Pitfall 2: Skipping the date. Items without dates sit in trackers forever. If the meeting didn’t assign one, default to “by next instance of this meeting” — a soft date beats no date.
Pitfall 3: One giant action. “Plan the Q3 launch” isn’t an action item; it’s a project. If an item would take more than 2 weeks to complete, break it into the first concrete step (“Draft the launch checklist by June 10”) and let that drive the next conversation.
Pitfall 4: Forgetting to close the loop. Action item extraction is worth less than the post-meeting summary if owners don’t see it. Post in the channel where they actually read messages, not where the meeting happened to be hosted.
For teams running this at scale across many recurring meetings, the natural next step is generating full meeting minutes automatically so the action items sit inside a complete record.
FAQ
How accurate is AI action item extraction?
On clean audio with explicitly stated assignments (“Priya, can you handle the security review by Friday?”), extraction is reliable above 95% on owner and action, and around 90% on date — dates get harder when phrased as “end of next week” rather than “June 12”. The underlying transcript is 98.7% accurate; almost all extraction errors trace back to either the implicit phrasing of the commitment or background noise in the audio.
What’s the difference between a summary and an action item list?
A summary tells you what happened.
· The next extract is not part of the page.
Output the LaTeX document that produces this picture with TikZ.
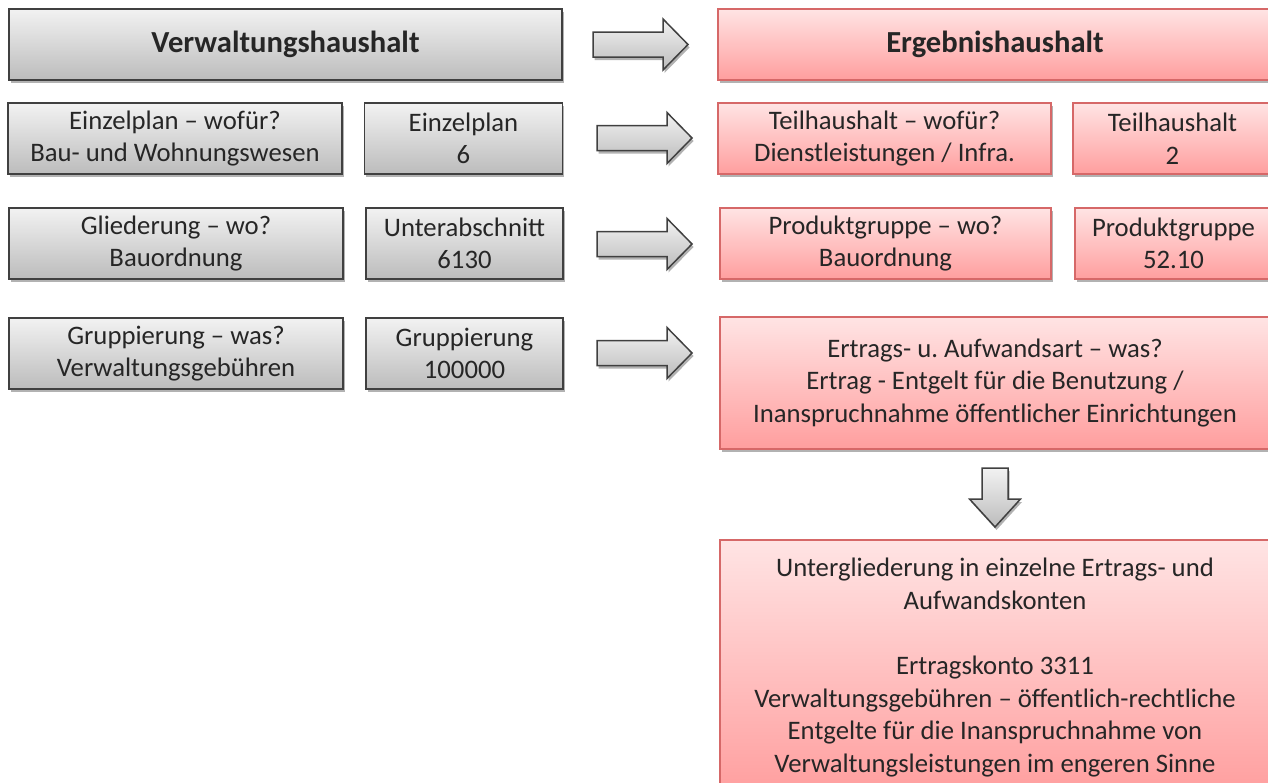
\documentclass[tikz,border=0pt]{standalone}
\usepackage{fontspec}
\setmainfont{Carlito}
\usetikzlibrary{shadows}
\frenchspacing
\definecolor{gtop}{RGB}{242,242,242}
\definecolor{gbot}{RGB}{188,188,188}
\definecolor{gline}{RGB}{64,64,64}
\definecolor{rtop}{RGB}{255,228,228}
\definecolor{rbot}{RGB}{255,158,158}
\definecolor{rline}{RGB}{214,104,104}
\definecolor{txt}{RGB}{38,38,38}
\begin{document}
\begin{tikzpicture}[x=1pt,y=-1pt,
  shadowed/.style={drop shadow={shadow xshift=1.5pt,shadow yshift=-3pt,opacity=0.3,fill=black}},
  box/.style={shadowed, rectangle, inner sep=0pt, line width=1.5pt, align=center, text=txt,
    font=\fontsize{26.7pt}{32.6pt}\selectfont},
  gbox/.style={box, draw=gline, top color=gtop, bottom color=gbot},
  rbox/.style={box, draw=rline, top color=rtop, bottom color=rbot},
  titletext/.style={font=\fontsize{30.6pt}{37pt}\selectfont\bfseries},
  barrow/.style={shadowed, draw=gline, line width=1.5pt, top color=gtop, bottom color=gbot, line join=miter},
  rarr/.pic={\draw[barrow] (0,-12.5) -- (70,-12.5) -- (70,-25.5) -- (95,0) -- (70,25.5) -- (70,12.5) -- (0,12.5) -- cycle;},
  darr/.pic={\draw[barrow] (-13,0) -- (13,0) -- (13,31) -- (25.5,31) -- (0,59) -- (-25.5,31) -- (-13,31) -- cycle;},
]
\useasboundingbox (0,0) rectangle (1268,782);
\clip (0,0) rectangle (1268,782);

% left column
\node[gbox, titletext, minimum width=553, minimum height=71] (vh) at (285.5,44.5) {Verwaltungshaushalt};
\node[gbox, minimum width=334, minimum height=71] (ew) at (175,138.5) {Einzelplan – wofür?\\Bau- und Wohnungswesen};
\node[gbox, minimum width=198, minimum height=71] (en) at (463.5,138.5) {Einzelplan\\6};
\node[gbox, minimum width=334, minimum height=71] (gw) at (176,243.5) {Gliederung – wo?\\Bauordnung};
\node[gbox, minimum width=197, minimum height=71] (gn) at (464.5,243.5) {Unterabschnitt\\6130};
\node[gbox, minimum width=334, minimum height=71] (pw) at (176,353.5) {Gruppierung – was?\\Verwaltungsgebühren};
\node[gbox, minimum width=197, minimum height=71] (pn) at (464.5,353.5) {Gruppierung\\100000};

% right column
\node[rbox, titletext, minimum width=554, minimum height=71] (eh) at (995,44.5) {Ergebnishaushalt};
\node[rbox, minimum width=333, minimum height=71] (tw) at (884.5,138.5) {Teilhaushalt – wofür?\\Dienstleistungen / Infra.};
\node[rbox, minimum width=199, minimum height=71] (tn) at (1172.5,138.5) {Teilhaushalt\\2};
\node[rbox, minimum width=331, minimum height=71] (qw) at (885.5,243.5) {Produktgruppe – wo?\\Bauordnung};
\node[rbox, minimum width=197, minimum height=71] (qn) at (1173.5,243.5) {Produktgruppe\\52.10};
\node[rbox, minimum width=550, minimum height=132] (ea) at (995,383) {Ertrags- u. Aufwandsart – was?\\Ertrag - Entgelt für die Benutzung /\\Inanspruchnahme öffentlicher Einrichtungen};
\node[rbox, minimum width=550, minimum height=255] (ug) at (995,667.5) {Untergliederung in einzelne Ertrags- und\\Aufwandskonten\\[32.6pt]Ertragskonto 3311\\Verwaltungsgebühren – öffentlich-rechtliche\\Entgelte für die Inanspruchnahme von\\Verwaltungsleistungen im engeren Sinne};

% block arrows
\pic (a1) at (593,44.5) {rarr};
\pic (a2) at (597,138) {rarr};
\pic (a3) at (597,244) {rarr};
\pic (a4) at (597,353) {rarr};
\pic (a5) at (995,468) {darr};
\end{tikzpicture}
\end{document}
An action item list tells you what has to happen next, who owns it, and when. Both have a place: distribute the action items same-day, archive the summary for context. Pairing them is more useful than choosing one — the summary templates guide covers five reusable formats.
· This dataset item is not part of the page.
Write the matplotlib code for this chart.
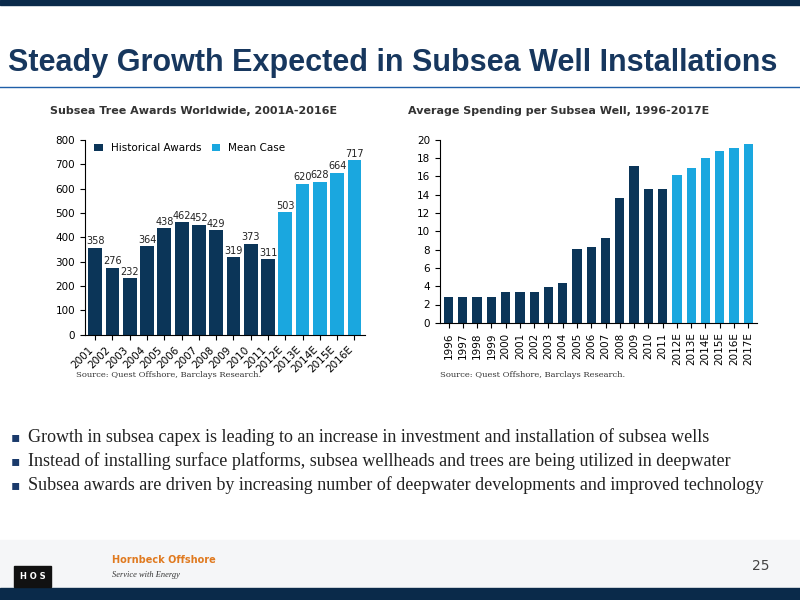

Can AI extract action items from calls in non-English languages?
Yes. Atter AI supports 90+ languages and renders the action item list in whichever language you ask for, regardless of the call’s language. A meeting held in Spanish can produce an English action list, with the original quotes preserved alongside the English glosses if needed.
What about implicit commitments that no one said out loud?
The model can’t extract what wasn’t said. What it can do is flag patterns — “Carlos mentioned twice he was waiting on legal” — at LOW confidence. Human reviewers then decide whether that’s a real action item the meeting forgot to assign. This is one of the most valuable uses of LOW confidence flagging in practice.
How long does the whole extraction workflow take?
For a 60-minute meeting: upload (1–2 min), transcript ready (typically under 5 min), paste the extraction prompt (10 sec), verify and clean up (30–60 sec), distribute (1 min). Total: under 10 minutes from end-of-meeting to action items in owners’ inboxes. The verification step is the only one that benefits from a human; the rest scales.
Can I run this on recordings older than a week?
Yes — Atter AI processes any uploaded recording on the same workflow regardless of when it was recorded. Teams use this to backfill action items from the previous quarter’s meetings before annual reviews; a typical batch is 20–30 hours of audio processed across a few hours. There’s no per-minute cap.
Is my meeting audio used to train AI models?
No. Atter AI does not use uploaded recordings to train models, and recordings stay private to your account. For HIPAA, GDPR, or internal compliance contexts, run files through your standard review process first.
What if the meeting has 12 people and lots of cross-talk?
Large meetings hurt action item extraction more than any other factor — accuracy on owner attribution drops 10–15 points when 3+ speakers overlap. Two fixes: (a) ask one person to verbally re-state assignments at the end (“So Maria has the security doc, Alex has the migration plan…”); (b) record per-participant tracks when the platform supports it. Both are worth the 90 seconds they cost.